But if I may offer this argument. The first time I heard Streets / Haven't Found / WOWY I was blown away. We sometimes forget the first 3 tracks of JT are perhaps the most accessable U2 songs of all time, yet they are also some of the greatest.

Thoughts on this?
 
Yeah but listen to the rest of The Joshua Tree, singles aside the album is not an immediate album with songs like Bullet The Blue Sky, One Tree Hill, Mothers Of The Disappeared, Exit etc and these are not that immediate songs. But most of the new album is pretty immediate thats why they could probably release 10 top ten singles off the album. Only Love and Peace Or Else is not a single and also maybe Yahweh.
 
I think accessibility is all about what people are expecting, for example I got into Radiohead's Kid A faster than I got into AB, because I knew Kid A was supposed to be very weird.

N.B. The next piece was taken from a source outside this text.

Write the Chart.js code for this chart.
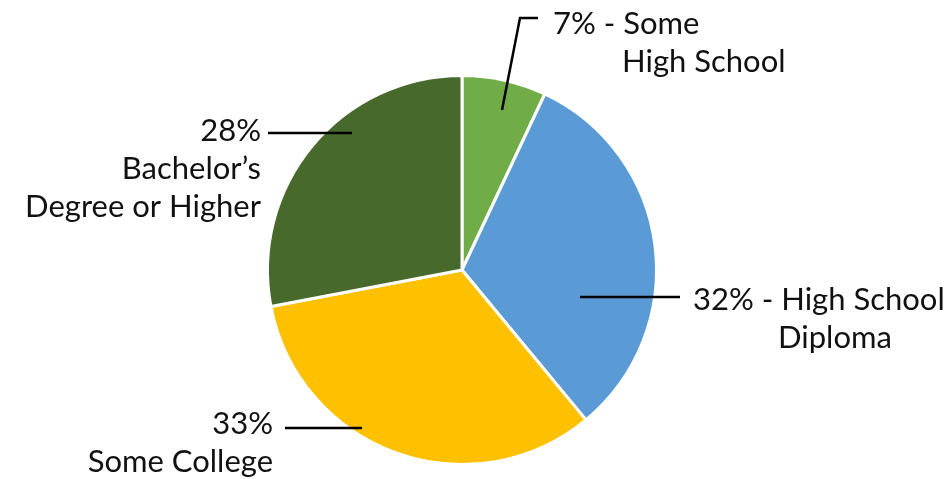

In other words, accessibility is all relative and I don't think it indicates the quality of an album.
 
It took me a few listens to get into this record, unlike ATYCLB, which seemed pretty accesible to me at the time. However, I think the true test of an album, for me at least, is which songs from the U2 albums I put on my iPod. All HTDAAB songs are on, for I love them all. Only half of ATYCLB is on my iPod, kind of on the same plain as October. Time will surely tell, though. :wink:
 
I dont know. I liked EVERY U2 album at the first listen, so this one isn't very different.
 
An album needs to be accessible to be popular. For if it appeals to a wide range of people, that is, many different types of people 'get it' then they are going to buy it. Good songs are like classic literature: they withstand the test of time and have universal appeal because they deal with themes common to all people, such as in the case of HTDAAB, love, loss and faith.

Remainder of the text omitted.